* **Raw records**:
■ ■ ■ ■ ■ ■ ■
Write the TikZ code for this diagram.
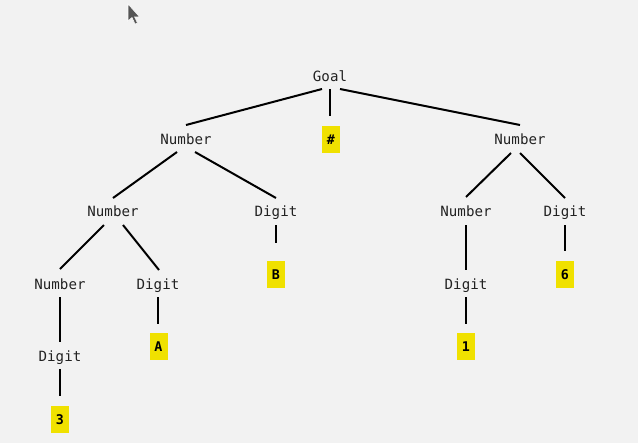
\documentclass[tikz,border=0pt]{standalone}
\usepackage{fontspec}
\setmonofont{DejaVu Sans Mono}
\definecolor{bg}{HTML}{F2F2F2}
\definecolor{leafy}{HTML}{F0E100}
\definecolor{txt}{HTML}{222222}
\definecolor{cur}{HTML}{555555}
\tikzset{
  lbl/.style={inner sep=0pt, text height=7.5pt, text depth=0pt, text=txt, font=\ttfamily\fontsize{10.6}{12}\selectfont},
  leaf/.style={fill=leafy, inner sep=0pt, minimum width=18*0.75pt, minimum height=27*0.75pt,
    text=black, font=\ttfamily\bfseries\fontsize{10}{11}\selectfont},
  edge/.style={line width=1.5pt, black}
}
\begin{document}
\begin{tikzpicture}[x=0.75pt,y=-0.75pt]
\fill[bg] (0,0) rectangle (638,443);
\useasboundingbox (0,0) rectangle (638,443);
% cursor
\fill[cur, draw=white, line width=0.4pt] (128,4) -- (128,21) -- (132,17.5) -- (135,24) -- (137.5,23) -- (134.5,16.8) -- (139.5,16.8) -- cycle;
% nodes
\node[lbl] (goal) at (330,76) {Goal};
\node[lbl] (n1) at (186,139) {Number};
\node[leaf] (hash) at (331,139.5) {\#};
\node[lbl] (n2) at (520,139) {Number};
\node[lbl] (n11) at (113,211) {Number};
\node[lbl] (d12) at (276,211) {Digit};
\node[lbl] (n21) at (466,211) {Number};
\node[lbl] (d22) at (565,211) {Digit};
\node[lbl] (n111) at (60,284) {Number};
\node[lbl] (d112) at (158,284) {Digit};
\node[leaf] (lB) at (276,274.5) {B};
\node[lbl] (d211) at (466,284) {Digit};
\node[leaf] (l6) at (565,274.5) {6};
\node[lbl] (d1111) at (60,356) {Digit};
\node[leaf] (lA) at (158.5,346.5) {A};
\node[leaf] (l1) at (466,346.5) {1};
\node[leaf] (l3) at (60,419.5) {3};
% edges
\draw[edge] ([shift={(-8,13)}]goal.center) -- ([shift={(0,-14)}]n1.center);
\draw[edge] ([shift={(0,13)}]goal.center) -- ([shift={(-1,-23.5)}]hash.center);
\draw[edge] ([shift={(10,13)}]goal.center) -- ([shift={(0,-14)}]n2.center);
\draw[edge] ([shift={(-9,13)}]n1.center) -- ([shift={(0,-13)}]n11.center);
\draw[edge] ([shift={(9,13)}]n1.center) -- ([shift={(0,-13)}]d12.center);
\draw[edge] ([shift={(-9,14)}]n2.center) -- ([shift={(0,-14)}]n21.center);
\draw[edge] ([shift={(0,14)}]n2.center) -- ([shift={(0,-13)}]d22.center);
\draw[edge] ([shift={(-9,14)}]n11.center) -- ([shift={(0,-15)}]n111.center);
\draw[edge] ([shift={(10,14)}]n11.center) -- ([shift={(1,-14)}]d112.center);
\draw[edge] ([shift={(0,14)}]d12.center) -- ([shift={(0,-31.5)}]lB.center);
\draw[edge] ([shift={(0,14)}]n21.center) -- ([shift={(0,-14)}]d211.center);
\draw[edge] ([shift={(0,14)}]d22.center) -- ([shift={(0,-23.5)}]l6.center);
\draw[edge] ([shift={(0,13)}]n111.center) -- ([shift={(0,-14)}]d1111.center);
\draw[edge] ([shift={(0,13)}]d112.center) -- ([shift={(-0.5,-22.5)}]lA.center);
\draw[edge] ([shift={(0,13)}]d211.center) -- ([shift={(0,-22.5)}]l1.center);
\draw[edge] ([shift={(0,13)}]d1111.center) -- ([shift={(0,-23.5)}]l3.center);
\end{tikzpicture}
\end{document}
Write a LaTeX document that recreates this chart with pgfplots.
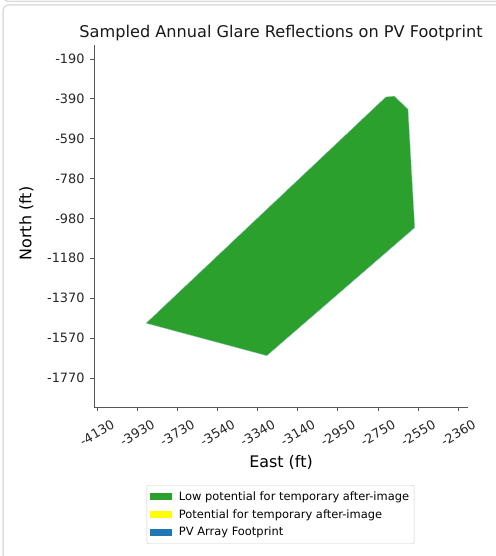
\documentclass[border=0pt]{standalone}
\usepackage{fontspec}
\setmainfont{DejaVu Sans}
\usepackage{pgfplots}
\pgfplotsset{compat=1.18}
\definecolor{mgreen}{HTML}{2CA02C}
\definecolor{myellow}{HTML}{FFFF00}
\definecolor{mblue}{HTML}{1F77B4}
\definecolor{spine}{HTML}{555555}
\definecolor{framec}{HTML}{DDDDDD}
\pgfplotsset{my patch/.style={draw=none, legend image code/.code={\fill[sharp corners] (0bp,-3.5bp) rectangle (22bp,3.5bp);}}}
\begin{document}
\begin{tikzpicture}[x=1bp,y=1bp]
\useasboundingbox (0,0) rectangle (496,556);
\clip (0,0) rectangle (496,556);
\draw[framec, line width=1.5bp, rounded corners=6bp] (3,-20) -- (3,551) -- (520,551);
\draw[framec, line width=1.5bp, rounded corners=6bp] (3,580) -- (3,554.5) -- (520,554.5);
\begin{axis}[
  at={(94bp,149bp)}, anchor=south west, scale only axis,
  width=374bp, height=362bp,
  xmin=-4145, xmax=-2312, ymin=-1914, ymax=-121,
  axis lines=left, axis line style={spine, line width=0.8bp, -},
  tick align=outside, major tick length=4bp,
  tick style={spine, line width=0.8bp},
  xtick={-4130,-3933.33,-3736.67,-3540,-3343.33,-3146.67,-2950,-2753.33,-2556.67,-2360},
  xticklabels={-4130,-3930,-3730,-3540,-3340,-3140,-2950,-2750,-2550,-2360},
  ytick={-190,-387.5,-585,-782.5,-980,-1177.5,-1375,-1572.5,-1770},
  yticklabels={-190,-390,-590,-780,-980,-1180,-1370,-1570,-1770},
  tick label style={font=\fontsize{12.9}{15}\selectfont, text=black!85},
  xticklabel style={yshift=-22bp, rotate=30, anchor=center},
  yticklabel style={anchor=east, xshift=-2bp},
  title={Sampled Annual Glare Reflections on PV Footprint},
  title style={font=\fontsize{16.2}{19}\selectfont, at={(0.5,1)}, anchor=base, yshift=2bp, inner sep=0pt, text=black!90},
  xlabel={East (ft)},
  xlabel style={at={(axis description cs:0.5,-0.168)}, anchor=base, font=\fontsize{16}{19}\selectfont, inner sep=0pt},
  ylabel={North (ft)},
  ylabel style={at={(axis description cs:-0.1805,0.507)}, anchor=center, font=\fontsize{16}{19}\selectfont, inner sep=0pt},
  legend cell align=left,
  legend style={at={(0.4987,-0.2155)}, anchor=north, draw=black!20, rounded corners=2bp,
    font=\fontsize{11.5}{13}\selectfont, inner xsep=3bp, inner ysep=4.5bp,
    row sep=3.5bp, column sep=5bp},
]
\addplot[fill=mgreen, draw=mblue!40, line width=0.3bp, forget plot] coordinates {
(-3890,-1499) (-3298,-1660) (-2573,-1026) (-2606,-439.5) (-2673,-374) (-2715,-378.5)} -- cycle;
\addlegendimage{my patch, fill=mgreen}
\addlegendentry{Low potential for temporary after-image}
\addlegendimage{my patch, fill=myellow}
\addlegendentry{Potential for temporary after-image}
\addlegendimage{my patch, fill=mblue}
\addlegendentry{PV Array Footprint}
\end{axis}
\end{tikzpicture}
\end{document}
■ ■ ■ ■ ■ ■ ■
* **Exercise**:
Extract every line of the records above that contains the word "code".

* **Answer to the exercise**:
Write the TikZ code for this diagram.
\pgfplotsset{my patch/.style={draw=none, legend image code/.code={\fill[sharp corners] (0bp,-3.5bp) rectangle (22bp,3.5bp);}}}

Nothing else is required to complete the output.